* [Problem statement]:
Reproduce all the lines exactly as they stand, apart from the pictures.

* [Dataset extract]:
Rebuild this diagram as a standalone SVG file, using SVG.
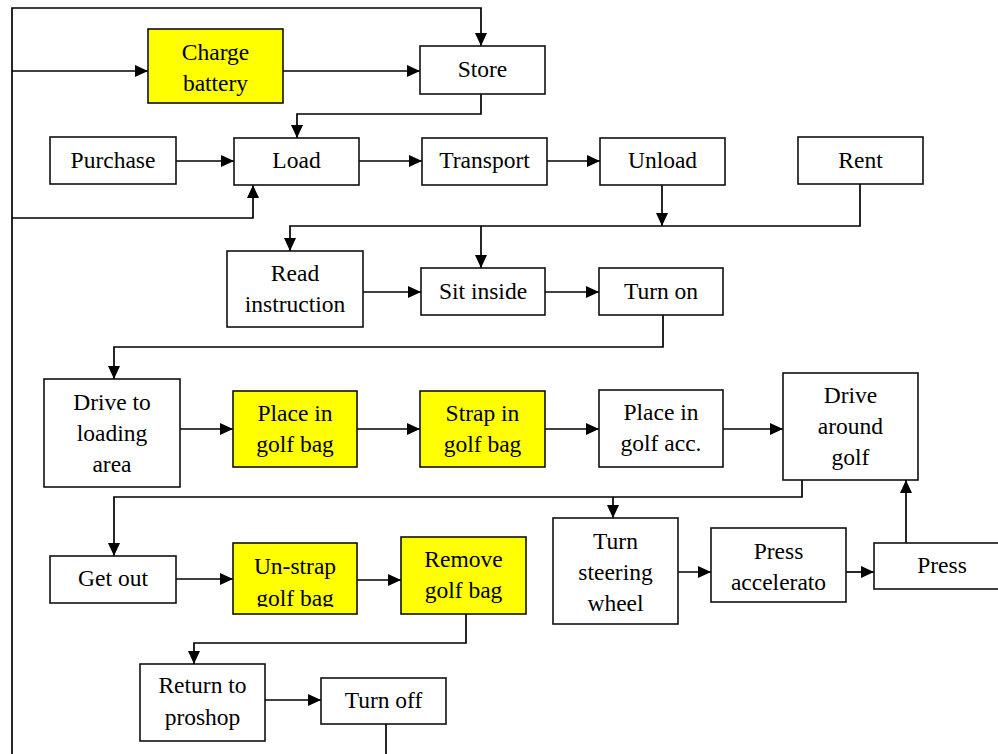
<svg xmlns="http://www.w3.org/2000/svg" width="998" height="754" viewBox="0 0 998 754">
  <style>
    .box { fill: #ffffff; stroke: #111; stroke-width: 1.6; }
    .hl { fill: #ffff00; }
    .lbl { font-family: "Liberation Serif", "Times New Roman", serif; font-size: 23.5px; fill: #000; text-anchor: middle; }
    .wire { fill: none; stroke: #000; stroke-width: 1.7; }
    .arr { marker-end: url(#head); }
  </style>
  <defs>
    <marker id="head" viewBox="0 0 13 12" refX="13" refY="6" markerWidth="13" markerHeight="12" markerUnits="userSpaceOnUse" orient="auto">
      <path d="M0,0 L13,6 L0,12 z" fill="#000"/>
    </marker>
    <clipPath id="unstrapClip">
      <rect x="233" y="543" width="124" height="64"/>
    </clipPath>
  </defs>
  <rect width="998" height="754" fill="#ffffff"/>

  <g id="connectors">
    <path class="wire arr" d="M12,754 V8 H481 V46"/>
    <path class="wire arr" d="M12,71 H148"/>
    <path class="wire arr" d="M283,71 H420"/>
    <path class="wire arr" d="M481,94 V114 H297 V138"/>
    <path class="wire arr" d="M176,161 H234"/>
    <path class="wire arr" d="M12,218 H253 V185"/>
    <path class="wire arr" d="M359,161 H422"/>
    <path class="wire arr" d="M547,161 H600"/>
    <path class="wire arr" d="M662,185 V226"/>
    <path class="wire arr" d="M860,184 V226 H290 V251"/>
    <path class="wire arr" d="M481,226 V268"/>
    <path class="wire arr" d="M363,292 H421"/>
    <path class="wire arr" d="M545,292 H599"/>
    <path class="wire arr" d="M663,315 V347 H114 V379"/>
    <path class="wire arr" d="M180,429 H233"/>
    <path class="wire arr" d="M357,429 H420"/>
    <path class="wire arr" d="M545,429 H599"/>
    <path class="wire arr" d="M723,429 H783"/>
    <path class="wire arr" d="M802,480 V497 H114 V556"/>
    <path class="wire arr" d="M613,497 V518"/>
    <path class="wire arr" d="M176,579 H233"/>
    <path class="wire arr" d="M357,580 H401"/>
    <path class="wire arr" d="M466,614 V643 H194 V664"/>
    <path class="wire arr" d="M265,700 H321"/>
    <path class="wire" d="M386,724 V754"/>
    <path class="wire arr" d="M678,572 H711"/>
    <path class="wire arr" d="M846,572 H874"/>
    <path class="wire arr" d="M906,543 V480"/>
  </g>

  <g id="charge-battery">
    <rect class="box hl" x="148" y="29" width="135" height="74"/>
    <text class="lbl" x="215.5" y="60">Charge</text>
    <text class="lbl" x="215.5" y="91">battery</text>
  </g>
  <g id="store">
    <rect class="box" x="420" y="46" width="125" height="48"/>
    <text class="lbl" x="482.5" y="77">Store</text>
  </g>
  <g id="purchase">
    <rect class="box" x="50" y="137" width="126" height="47"/>
    <text class="lbl" x="113" y="168">Purchase</text>
  </g>
  <g id="load">
    <rect class="box" x="234" y="138" width="125" height="47"/>
    <text class="lbl" x="296.5" y="168">Load</text>
  </g>
  <g id="transport">
    <rect class="box" x="422" y="138" width="125" height="47"/>
    <text class="lbl" x="484.5" y="168">Transport</text>
  </g>
  <g id="unload">
    <rect class="box" x="600" y="138" width="125" height="47"/>
    <text class="lbl" x="662.5" y="168">Unload</text>
  </g>
  <g id="rent">
    <rect class="box" x="798" y="137" width="125" height="47"/>
    <text class="lbl" x="860.5" y="168">Rent</text>
  </g>
  <g id="read-instruction">
    <rect class="box" x="227" y="251" width="136" height="76"/>
    <text class="lbl" x="295" y="281">Read</text>
    <text class="lbl" x="295" y="312">instruction</text>
  </g>
  <g id="sit-inside">
    <rect class="box" x="421" y="268" width="124" height="47"/>
    <text class="lbl" x="483" y="299">Sit inside</text>
  </g>
  <g id="turn-on">
    <rect class="box" x="599" y="268" width="124" height="47"/>
    <text class="lbl" x="661" y="299">Turn on</text>
  </g>
  <g id="drive-to-loading-area">
    <rect class="box" x="44" y="379" width="136" height="108"/>
    <text class="lbl" x="112" y="410">Drive to</text>
    <text class="lbl" x="112" y="441">loading</text>
    <text class="lbl" x="112" y="472">area</text>
  </g>
  <g id="place-in-golf-bag">
    <rect class="box hl" x="233" y="391" width="124" height="76"/>
    <text class="lbl" x="295" y="421">Place in</text>
    <text class="lbl" x="295" y="452">golf bag</text>
  </g>
  <g id="strap-in-golf-bag">
    <rect class="box hl" x="420" y="391" width="125" height="76"/>
    <text class="lbl" x="482.5" y="421">Strap in</text>
    <text class="lbl" x="482.5" y="452">golf bag</text>
  </g>
  <g id="place-in-golf-acc">
    <rect class="box" x="599" y="390" width="124" height="77"/>
    <text class="lbl" x="661" y="420">Place in</text>
    <text class="lbl" x="661" y="451">golf acc.</text>
  </g>
  <g id="drive-around-golf">
    <rect class="box" x="783" y="373" width="135" height="107"/>
    <text class="lbl" x="850.5" y="403">Drive</text>
    <text class="lbl" x="850.5" y="434">around</text>
    <text class="lbl" x="850.5" y="465">golf</text>
  </g>
  <g id="get-out">
    <rect class="box" x="50" y="556" width="126" height="47"/>
    <text class="lbl" x="113" y="586">Get out</text>
  </g>
  <g id="un-strap-golf-bag">
    <rect class="box hl" x="233" y="543" width="124" height="71"/>
    <g clip-path="url(#unstrapClip)">
      <text class="lbl" x="295" y="574">Un-strap</text>
      <text class="lbl" x="295" y="606">golf bag</text>
    </g>
  </g>
  <g id="remove-golf-bag">
    <rect class="box hl" x="401" y="537" width="125" height="77"/>
    <text class="lbl" x="463.5" y="567">Remove</text>
    <text class="lbl" x="463.5" y="598">golf bag</text>
  </g>
  <g id="turn-steering-wheel">
    <rect class="box" x="553" y="518" width="125" height="106"/>
    <text class="lbl" x="615.5" y="549">Turn</text>
    <text class="lbl" x="615.5" y="580">steering</text>
    <text class="lbl" x="615.5" y="611">wheel</text>
  </g>
  <g id="press-accelerator">
    <rect class="box" x="711" y="528" width="135" height="74"/>
    <text class="lbl" x="778.5" y="559">Press</text>
    <text class="lbl" x="778.5" y="590">accelerato</text>
  </g>
  <g id="press">
    <rect class="box" x="874" y="543" width="140" height="46"/>
    <text class="lbl" x="942" y="573">Press</text>
  </g>
  <g id="return-to-proshop">
    <rect class="box" x="140" y="664" width="125" height="77"/>
    <text class="lbl" x="202.5" y="693">Return to</text>
    <text class="lbl" x="202.5" y="725">proshop</text>
  </g>
  <g id="turn-off">
    <rect class="box" x="321" y="678" width="125" height="46"/>
    <text class="lbl" x="383.5" y="708">Turn off</text>
  </g>
</svg>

* [Correct result]:
Rebuild this diagram as a standalone SVG file, using SVG.
<svg xmlns="http://www.w3.org/2000/svg" width="998" height="754" viewBox="0 0 998 754">
  <style>
    .box { fill: #ffffff; stroke: #111; stroke-width: 1.6; }
    .hl { fill: #ffff00; }
    .lbl { font-family: "Liberation Serif", "Times New Roman", serif; font-size: 23.5px; fill: #000; text-anchor: middle; }
    .wire { fill: none; stroke: #000; stroke-width: 1.7; }
    .arr { marker-end: url(#head); }
  </style>
  <defs>
    <marker id="head" viewBox="0 0 13 12" refX="13" refY="6" markerWidth="13" markerHeight="12" markerUnits="userSpaceOnUse" orient="auto">
      <path d="M0,0 L13,6 L0,12 z" fill="#000"/>
    </marker>
    <clipPath id="unstrapClip">
      <rect x="233" y="543" width="124" height="64"/>
    </clipPath>
  </defs>
  <rect width="998" height="754" fill="#ffffff"/>

  <g id="connectors">
    <path class="wire arr" d="M12,754 V8 H481 V46"/>
    <path class="wire arr" d="M12,71 H148"/>
    <path class="wire arr" d="M283,71 H420"/>
    <path class="wire arr" d="M481,94 V114 H297 V138"/>
    <path class="wire arr" d="M176,161 H234"/>
    <path class="wire arr" d="M12,218 H253 V185"/>
    <path class="wire arr" d="M359,161 H422"/>
    <path class="wire arr" d="M547,161 H600"/>
    <path class="wire arr" d="M662,185 V226"/>
    <path class="wire arr" d="M860,184 V226 H290 V251"/>
    <path class="wire arr" d="M481,226 V268"/>
    <path class="wire arr" d="M363,292 H421"/>
    <path class="wire arr" d="M545,292 H599"/>
    <path class="wire arr" d="M663,315 V347 H114 V379"/>
    <path class="wire arr" d="M180,429 H233"/>
    <path class="wire arr" d="M357,429 H420"/>
    <path class="wire arr" d="M545,429 H599"/>
    <path class="wire arr" d="M723,429 H783"/>
    <path class="wire arr" d="M802,480 V497 H114 V556"/>
    <path class="wire arr" d="M613,497 V518"/>
    <path class="wire arr" d="M176,579 H233"/>
    <path class="wire arr" d="M357,580 H401"/>
    <path class="wire arr" d="M466,614 V643 H194 V664"/>
    <path class="wire arr" d="M265,700 H321"/>
    <path class="wire" d="M386,724 V754"/>
    <path class="wire arr" d="M678,572 H711"/>
    <path class="wire arr" d="M846,572 H874"/>
    <path class="wire arr" d="M906,543 V480"/>
  </g>

  <g id="charge-battery">
    <rect class="box hl" x="148" y="29" width="135" height="74"/>
    <text class="lbl" x="215.5" y="60">Charge</text>
    <text class="lbl" x="215.5" y="91">battery</text>
  </g>
  <g id="store">
    <rect class="box" x="420" y="46" width="125" height="48"/>
    <text class="lbl" x="482.5" y="77">Store</text>
  </g>
  <g id="purchase">
    <rect class="box" x="50" y="137" width="126" height="47"/>
    <text class="lbl" x="113" y="168">Purchase</text>
  </g>
  <g id="load">
    <rect class="box" x="234" y="138" width="125" height="47"/>
    <text class="lbl" x="296.5" y="168">Load</text>
  </g>
  <g id="transport">
    <rect class="box" x="422" y="138" width="125" height="47"/>
    <text class="lbl" x="484.5" y="168">Transport</text>
  </g>
  <g id="unload">
    <rect class="box" x="600" y="138" width="125" height="47"/>
    <text class="lbl" x="662.5" y="168">Unload</text>
  </g>
  <g id="rent">
    <rect class="box" x="798" y="137" width="125" height="47"/>
    <text class="lbl" x="860.5" y="168">Rent</text>
  </g>
  <g id="read-instruction">
    <rect class="box" x="227" y="251" width="136" height="76"/>
    <text class="lbl" x="295" y="281">Read</text>
    <text class="lbl" x="295" y="312">instruction</text>
  </g>
  <g id="sit-inside">
    <rect class="box" x="421" y="268" width="124" height="47"/>
    <text class="lbl" x="483" y="299">Sit inside</text>
  </g>
  <g id="turn-on">
    <rect class="box" x="599" y="268" width="124" height="47"/>
    <text class="lbl" x="661" y="299">Turn on</text>
  </g>
  <g id="drive-to-loading-area">
    <rect class="box" x="44" y="379" width="136" height="108"/>
    <text class="lbl" x="112" y="410">Drive to</text>
    <text class="lbl" x="112" y="441">loading</text>
    <text class="lbl" x="112" y="472">area</text>
  </g>
  <g id="place-in-golf-bag">
    <rect class="box hl" x="233" y="391" width="124" height="76"/>
    <text class="lbl" x="295" y="421">Place in</text>
    <text class="lbl" x="295" y="452">golf bag</text>
  </g>
  <g id="strap-in-golf-bag">
    <rect class="box hl" x="420" y="391" width="125" height="76"/>
    <text class="lbl" x="482.5" y="421">Strap in</text>
    <text class="lbl" x="482.5" y="452">golf bag</text>
  </g>
  <g id="place-in-golf-acc">
    <rect class="box" x="599" y="390" width="124" height="77"/>
    <text class="lbl" x="661" y="420">Place in</text>
    <text class="lbl" x="661" y="451">golf acc.</text>
  </g>
  <g id="drive-around-golf">
    <rect class="box" x="783" y="373" width="135" height="107"/>
    <text class="lbl" x="850.5" y="403">Drive</text>
    <text class="lbl" x="850.5" y="434">around</text>
    <text class="lbl" x="850.5" y="465">golf</text>
  </g>
  <g id="get-out">
    <rect class="box" x="50" y="556" width="126" height="47"/>
    <text class="lbl" x="113" y="586">Get out</text>
  </g>
  <g id="un-strap-golf-bag">
    <rect class="box hl" x="233" y="543" width="124" height="71"/>
    <g clip-path="url(#unstrapClip)">
      <text class="lbl" x="295" y="574">Un-strap</text>
      <text class="lbl" x="295" y="606">golf bag</text>
    </g>
  </g>
  <g id="remove-golf-bag">
    <rect class="box hl" x="401" y="537" width="125" height="77"/>
    <text class="lbl" x="463.5" y="567">Remove</text>
    <text class="lbl" x="463.5" y="598">golf bag</text>
  </g>
  <g id="turn-steering-wheel">
    <rect class="box" x="553" y="518" width="125" height="106"/>
    <text class="lbl" x="615.5" y="549">Turn</text>
    <text class="lbl" x="615.5" y="580">steering</text>
    <text class="lbl" x="615.5" y="611">wheel</text>
  </g>
  <g id="press-accelerator">
    <rect class="box" x="711" y="528" width="135" height="74"/>
    <text class="lbl" x="778.5" y="559">Press</text>
    <text class="lbl" x="778.5" y="590">accelerato</text>
  </g>
  <g id="press">
    <rect class="box" x="874" y="543" width="140" height="46"/>
    <text class="lbl" x="942" y="573">Press</text>
  </g>
  <g id="return-to-proshop">
    <rect class="box" x="140" y="664" width="125" height="77"/>
    <text class="lbl" x="202.5" y="693">Return to</text>
    <text class="lbl" x="202.5" y="725">proshop</text>
  </g>
  <g id="turn-off">
    <rect class="box" x="321" y="678" width="125" height="46"/>
    <text class="lbl" x="383.5" y="708">Turn off</text>
  </g>
</svg>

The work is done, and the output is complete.